Caravan (Persian kârwân), in Africa and the East, a large company of travellers associated for mutual help and protection. Caravans following a sandy desert route employ camels, sometimes as many as 1000, which follow each other in single file; in journeys through a steep and rocky country, mules and asses are used. The term is pro- perly confined to trading assemblages alone; for the caravans formed by pilgrims going to Mecca, the most famous of which are those which annually assemble at Cairo and at Damascus, see HAJJ. In trade-caravans, a leader, who is called Karwan-Bashi, or simply Reis ('chief'), is elected by the merchants from their own number. The leader of the Mecca caravans is called Emir-el Hajj ('prince of the pilgrims').
CARAVANSERAI, or KHANS, are the buildings erected in the East, generally as a pious charity, for the shelter of caravans or travellers; they are unfurnished, water only being provided.
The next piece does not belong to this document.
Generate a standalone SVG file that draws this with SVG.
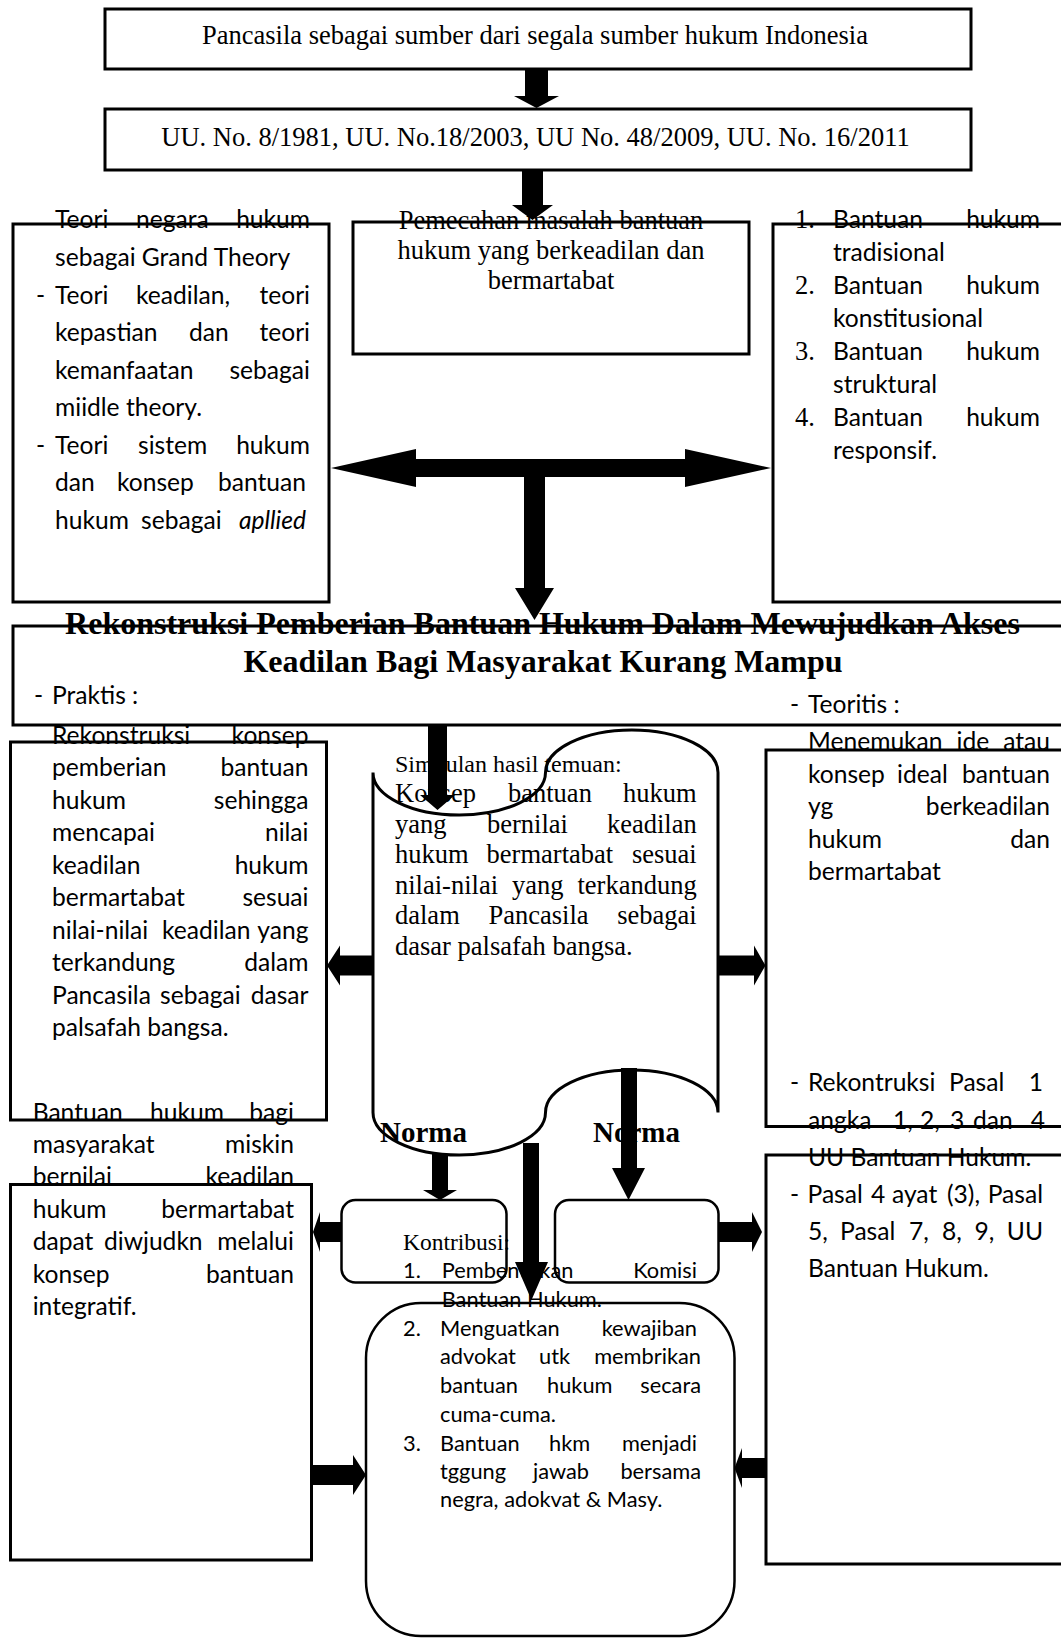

Generally erected just outside the walls of a town or village, they commonly consist of a square building of four wings built round a court-yard, in which the beasts of burden may be inclosed, and where there is usually a well, with a fountain-basin beside it; the lodgings are small rooms, generally on a second story, built over the arcade and storerooms which run round the court-yard. Always massive and strong, the buildings are often handsome and well proportioned; but in too many instances they have been allowed to sink into dilapidation and even ruin.
From 'a moving company, cavalcade, company in motion—e.g. out for a picnic,' Caravan had come in 1689 to mean a large covered car or conveyance capable of carrying such a company. Thence the transition was easy to the 'climnied house on wheels' of the Gypsy, the showman, or Dr Gordon Stables, author of The Cruise of the Land Yacht 'Wanderer' (1886).